Though he warns that institutionalised thinking, protected buildings, and funding constraints can sometimes be roadblocks to progress.

“Businesses, tech start-ups, retail organisations – they are all potential tenants that could crack the issue of under-occupancy in university buildings and unlock revenue. The scope is huge,” he says.

“As well as drive efficiencies, a robust facilities management plan can manage challenges around security, aged facilities, heritage listed buildings, asbestos and the opportunity to share utilities.”

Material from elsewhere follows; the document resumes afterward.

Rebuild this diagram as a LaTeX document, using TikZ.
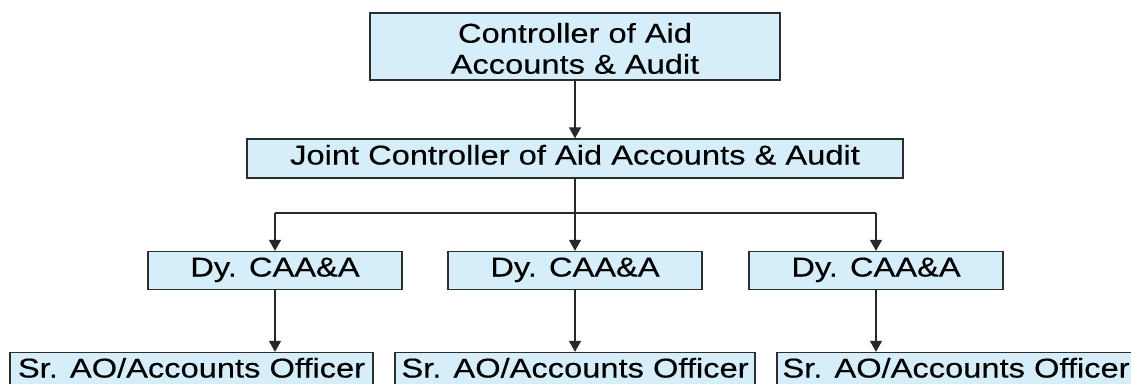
\documentclass[tikz,border=0pt]{standalone}
\usepackage{fontspec}
\setmainfont[FakeStretch=1.2,FakeBold=0.3]{Liberation Sans}
\usetikzlibrary{arrows.meta}
\definecolor{boxfill}{RGB}{213,238,250}
\definecolor{boxline}{RGB}{45,45,45}
\definecolor{linkline}{RGB}{40,40,40}
\begin{document}
\begin{tikzpicture}[x=1pt,y=-1pt,
  orgbox/.style={draw=boxline,fill=boxfill,line width=1.3pt,inner sep=0pt,
    font=\fontsize{27.2}{31}\selectfont,text height=21pt,text depth=9pt},
  link/.style={draw=linkline,line width=1.2pt,-{Triangle[width=12pt,length=11pt]}},
  trunk/.style={draw=linkline,line width=1.2pt}]
\useasboundingbox (0,0) rectangle (1131,383);
\clip (0,0) rectangle (1131,383);

% head of the office
\node[orgbox,minimum width=410pt,minimum height=67pt,text height=,text depth=]
  (cont) at (575,46.5)
  {\raisebox{-5.5pt}[\height][\depth]{\begin{tabular}{@{}c@{}}Controller of Aid\\Accounts \& Audit\end{tabular}}};
% deputy head
\node[orgbox,minimum width=656pt,minimum height=39pt] (joint) at (575,158.5)
  {Joint Controller of Aid Accounts \& Audit};

% deputy controllers
\node[orgbox,minimum width=254pt,minimum height=38pt] (dy1) at (275,270.5) {Dy. CAA\&A};
\node[orgbox,minimum width=254pt,minimum height=38pt] (dy2) at (575,270.5) {Dy. CAA\&A};
\node[orgbox,minimum width=254pt,minimum height=38pt] (dy3) at (876,270.5) {Dy. CAA\&A};

% accounts officers
\node[orgbox,minimum width=363pt,minimum height=38pt] (ao1) at (191.5,371.5) {Sr. AO/Accounts Officer};
\node[orgbox,minimum width=360pt,minimum height=38pt] (ao2) at (575,371.5) {Sr. AO/Accounts Officer};
\node[orgbox,minimum width=358pt,minimum height=38pt] (ao3) at (956,371.5) {Sr. AO/Accounts Officer};

% connectors
\coordinate (bus) at (575,213);
\draw[link] (cont.south) -- (joint.north);
\draw[link] (joint.south) -- (dy2.north);
\draw[trunk] (dy1.north |- bus) -- (dy3.north |- bus);
\draw[link] (dy1.north |- bus) -- (dy1.north);
\draw[link] (dy3.north |- bus) -- (dy3.north);
\draw[link] (dy1.south) -- (dy1.south |- ao1.north);
\draw[link] (dy2.south) -- (dy2.south |- ao2.north);
\draw[link] (dy3.south) -- (dy3.south |- ao3.north);
\end{tikzpicture}
\end{document}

The University of Wollongong’s Innovation Campus is a showcase for commercialising space, according to Rafin. While it hasn’t had to redeploy existing buildings (few, if any, universities have made their classrooms truly multipurpose), it has generated revenue by leasing commercial and corporate work space, research space, event facilities, and even land. This forward thinking approach has helped the university rank in the top 1 percent of universities in the world for research.

Housing students

It’s not just businesses that need a home on campus. Students do, too, and a key element of the urbanised campus is housing. Though the student accommodation sector in Australia is growing, and being driven by major societal trends such as globalisation and housing affordability, the current lack of provision of student accommodation in Australia is giving universities an opportunity to curate true live, work, play environments.

Sydney University has sought to address a chronic undersupply in the city (75,000 beds by 2021, according to the City of Sydney’s Housing Issues paper) with the construction of 656 on-site micro bedrooms (c. 10 square metres) as part of the Regiment mixed-use redevelopment project at its Camperdown campus.

The smaller size of the rooms will be offset by expanded communal facilities.

Monash University’s 150-room residential project at its Peninsula campus speaks to the environmentally conscious with carbon-reduction features such as cross laminated timber, a solar roof and rain water harvesting.

With many students currently living in cramped conditions, the campus should aim to be their ‘living room’, a place for people to study and play, says Sydney University’s Searle.

“The number of campuses that provide the opportunity for chance encounters and social interactions are inadequate, yet this could have big impact a university’s image. And with growing competition from overseas, image is everything.”